Ah, my bad. I thought that was him.
That's my main issue as well - I'm glad they are taking it through a peer-review as I think that is the best possible route, but I'm skeptical as there is currently no way to verify that the equation isn't missing a major component. I think back to that one time Ethan Moriarty posted the Enderlin tipping calculations where he made a "fix" that lowered the windspeeds below the 201-mph range - that fix was later found out to have screwed up the final estimate below realistic levels.
Things I'd be concerned about:
- They (and Fujita) assume the shapes of markings are regular, which they're not. This could make a difference, as when Agee applied Fujita's method to the West Lafayette tornado he got very different results using loop width and loop shift. It also means that ones calculated from part of a marking (like El Reno 2013) are very doubtful.
- They calculate three second standard and volumetric gusts using assumptions from straight line winds. The markings are formed by an abrupt change in direction and these assumptions may not actually apply.

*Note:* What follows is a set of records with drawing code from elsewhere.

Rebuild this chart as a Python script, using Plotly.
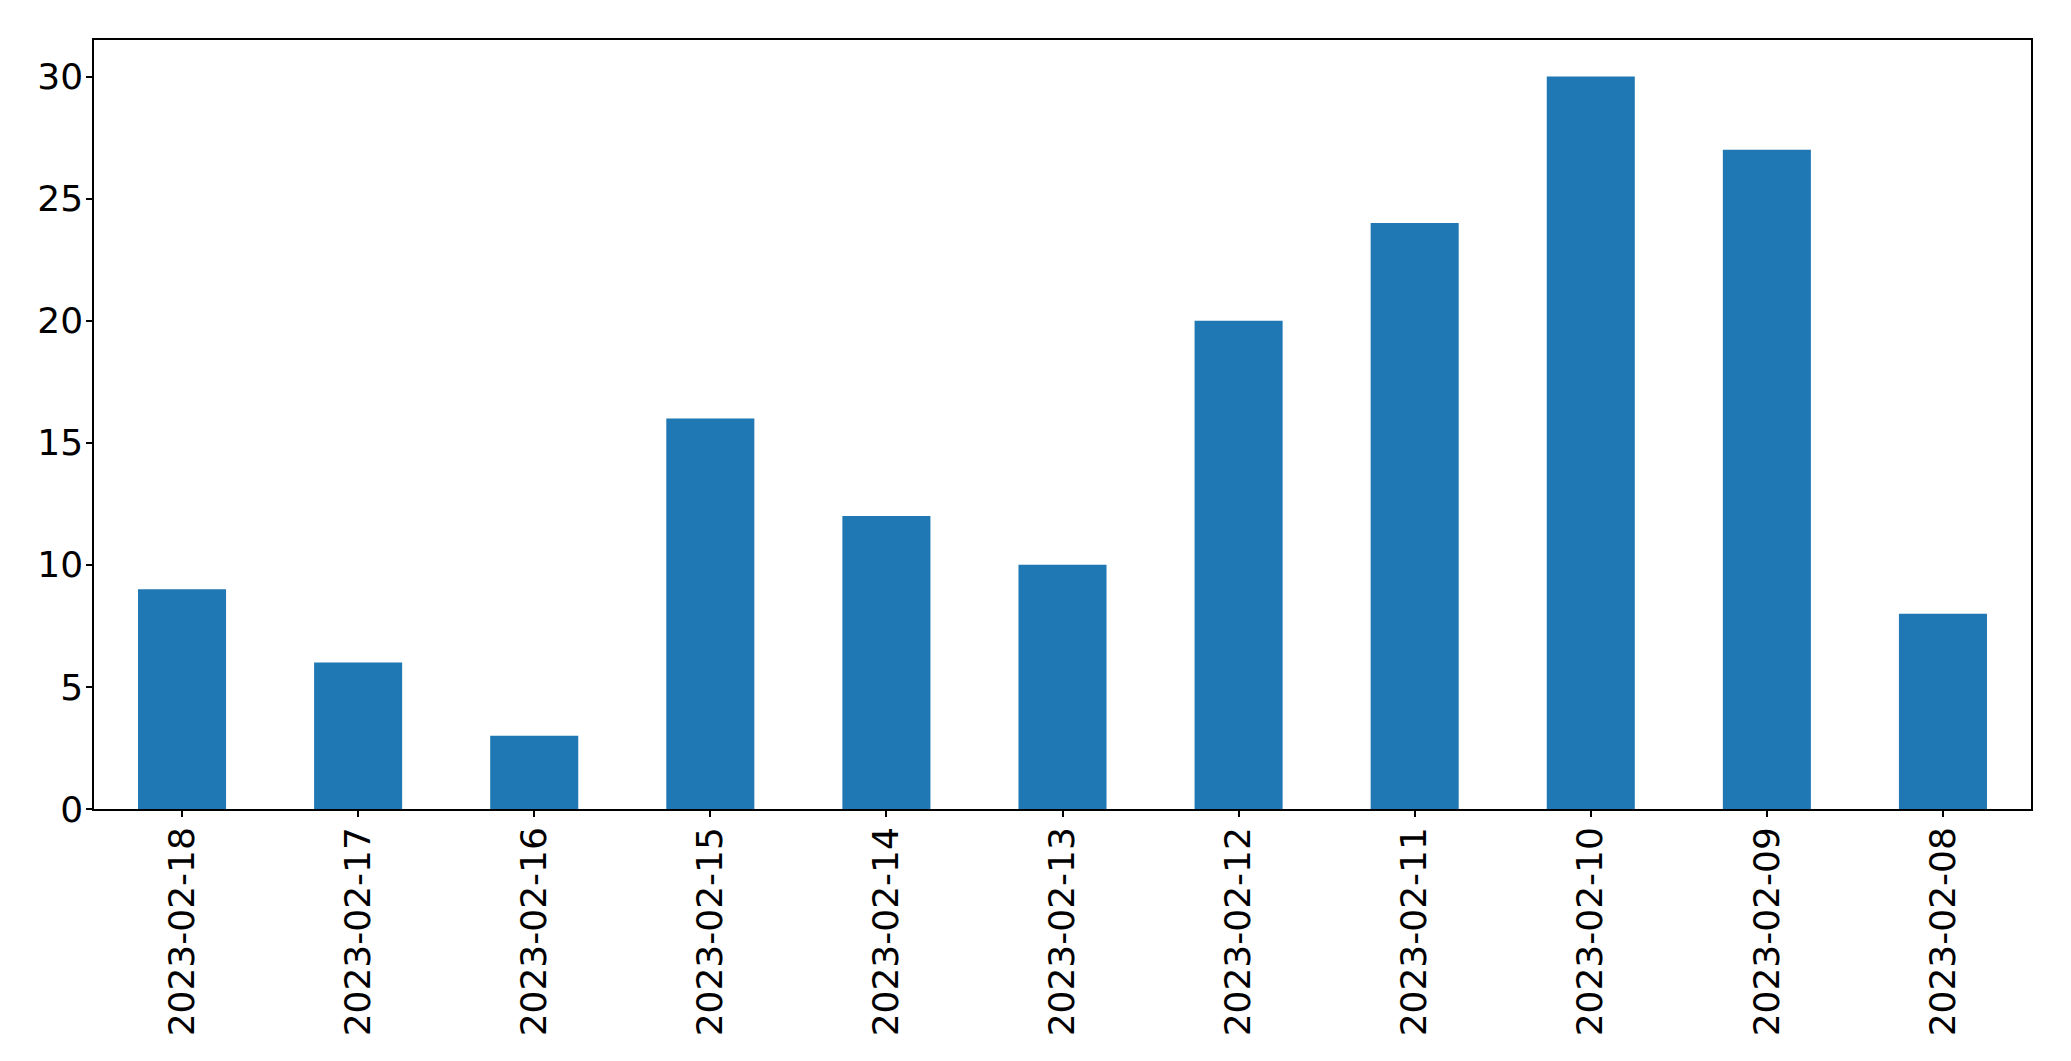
import plotly.graph_objects as go

dates = ["2023-02-18", "2023-02-17", "2023-02-16", "2023-02-15", "2023-02-14",
         "2023-02-13", "2023-02-12", "2023-02-11", "2023-02-10", "2023-02-09", "2023-02-08"]
counts = [9, 6, 3, 16, 12, 10, 20, 24, 30, 27, 8]

fig = go.Figure(go.Bar(x=dates, y=counts, marker=dict(color="#1f77b4", line=dict(width=0)), width=0.5))

fig.update_layout(
    template="none",
    width=2063, height=1053,
    margin=dict(l=86, r=40, t=32, b=252, autoexpand=False),
    paper_bgcolor="white", plot_bgcolor="white",
    font=dict(family="DejaVu Sans", size=36, color="black"),
    showlegend=False,
)
fig.update_xaxes(
    type="category", range=[-0.5, 10.5], automargin=False,
    showline=True, mirror=True, linecolor="black", linewidth=1.5,
    ticks="outside", ticklen=6, tickwidth=1.5, tickcolor="black",
    tickangle=-90, showgrid=False, zeroline=False, ticklabelstandoff=-4,
)
fig.update_yaxes(
    range=[0, 31.5], dtick=5, tick0=0, automargin=False,
    showline=True, mirror=True, linecolor="black", linewidth=1.5,
    ticks="outside", ticklen=6, tickwidth=1.5, tickcolor="black",
    showgrid=False, zeroline=False, ticklabelstandoff=-4,
)
fig.write_html("out.html")
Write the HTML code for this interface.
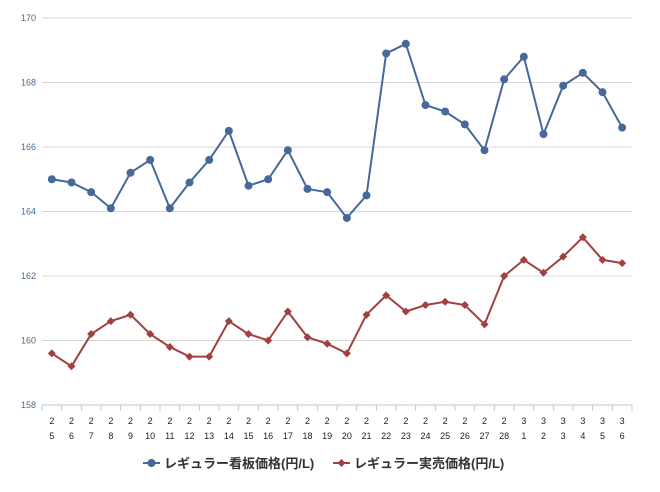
<!DOCTYPE html>
<html><head><meta charset="utf-8"><style>
body{margin:0;background:#fff;}
svg text{font-family:"Liberation Sans","Noto Sans CJK JP",sans-serif;}
</style></head><body>
<svg id="chart" width="660" height="487" xmlns="http://www.w3.org/2000/svg"></svg>
<script>
const months=["2","2","2","2","2","2","2","2","2","2","2","2","2","2","2","2","2","2","2","2","2","2","2","2","3","3","3","3","3","3"];
const days=["5","6","7","8","9","10","11","12","13","14","15","16","17","18","19","20","21","22","23","24","25","26","27","28","1","2","3","4","5","6"];
const signPrice=[165.0,164.9,164.6,164.1,165.2,165.6,164.1,164.9,165.6,166.5,164.8,165.0,165.9,164.7,164.6,163.8,164.5,168.9,169.2,167.3,167.1,166.7,165.9,168.1,168.8,166.4,167.9,168.3,167.7,166.6];
const realPrice=[159.6,159.2,160.2,160.6,160.8,160.2,159.8,159.5,159.5,160.6,160.2,160.0,160.9,160.1,159.9,159.6,160.8,161.4,160.9,161.1,161.2,161.1,160.5,162.0,162.5,162.1,162.6,163.2,162.5,162.4];
const yTicks=[158,160,162,164,166,168,170];

const svg=document.getElementById('chart');
const NS="http://www.w3.org/2000/svg";
const L=42,R=632,T=18,B=405,yMin=158,yMax=170;
const n=days.length, step=(R-L)/n;
const xs=i=>L+step*(i+0.5);
const ys=v=>B-(v-yMin)/(yMax-yMin)*(B-T);
function mk(tag,attrs,parent){const e=document.createElementNS(NS,tag);for(const k in attrs)e.setAttribute(k,attrs[k]);(parent||svg).appendChild(e);return e;}

yTicks.forEach(t=>{
  const g=mk('line',{x1:L,x2:R,y1:ys(t),y2:ys(t),stroke:t===yMin?'#c0c8d4':'#d8d8d8','stroke-width':1});
  
  
  const tx=mk('text',{x:36,y:ys(t)+3,'text-anchor':'end','font-size':9,fill:'#4a6a8a'});
  tx.textContent=t;
  
  
});
for(let i=0;i<=n;i++){
  const tk=mk('line',{x1:L+step*i,x2:L+step*i,y1:B,y2:B+6,stroke:'#c0c8d4'});
  
  
}
days.forEach((d,i)=>{
  const a=mk('text',{x:xs(i),y:424,'text-anchor':'middle','font-size':9,fill:'#222'});
  a.textContent=months[i];
  
  
  const b=mk('text',{x:xs(i),y:439,'text-anchor':'middle','font-size':9,fill:'#222'});
  b.textContent=days[i];
  
  
});
function series(vals,color,marker,name){
  const p=mk('polyline',{points:vals.map((v,i)=>xs(i)+','+ys(v)).join(' '),fill:'none',stroke:color,'stroke-width':2});
  
  
  vals.forEach((v,i)=>{
    let m;
    if(marker==='circle') m=mk('circle',{cx:xs(i),cy:ys(v),r:4,fill:color});
    else {const x=xs(i),y=ys(v);m=mk('polygon',{points:`${x},${y-4} ${x+4},${y} ${x},${y+4} ${x-4},${y}`,fill:color});}
    
    
  });
}
series(signPrice,'#46699a','circle','sign-price');
series(realPrice,'#a0403f','diamond','real-price');

// legend
const lg=mk('g',{});


mk('line',{x1:143,x2:160,y1:463,y2:463,stroke:'#46699a','stroke-width':2},lg);
mk('circle',{cx:151.5,cy:463,r:4,fill:'#46699a'},lg);
const t1=mk('text',{x:164,y:468,'font-size':13,'font-weight':'bold',fill:'#333'},lg);
t1.textContent='レギュラー看板価格(円/L)';


mk('line',{x1:333,x2:350,y1:463,y2:463,stroke:'#a0403f','stroke-width':2},lg);
mk('polygon',{points:'341.5,459 345.5,463 341.5,467 337.5,463',fill:'#a0403f'},lg);
const t2=mk('text',{x:354,y:468,'font-size':13,'font-weight':'bold',fill:'#333'},lg);
t2.textContent='レギュラー実売価格(円/L)';


</script>
</body></html>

- It's not clear to me from the small amount of existing literature that the marks are 'penciled out' from an approximate points as opposed to being formed over longer, arc-like segments, which could have implications for how well they represent the wind speed
- So far as I know subvortices do not move at a constant rate around the centre, and while you don't need subvortices I suspect the same would apply to whatever turbulent feature is producing the pronounced corner flow.
I think it would require a significant amount of computer modelling (this has already been done to some extent) to really drill down into the formation of the marks.
Also, when this was first raised, I saw someone here claim that Fujita's equation produces overestimates. It shouldn't produce anything much different to what this person's come up with, because they're assuming the same geometry. The estimates I've seen from Fujita's method are, if anything, conservative.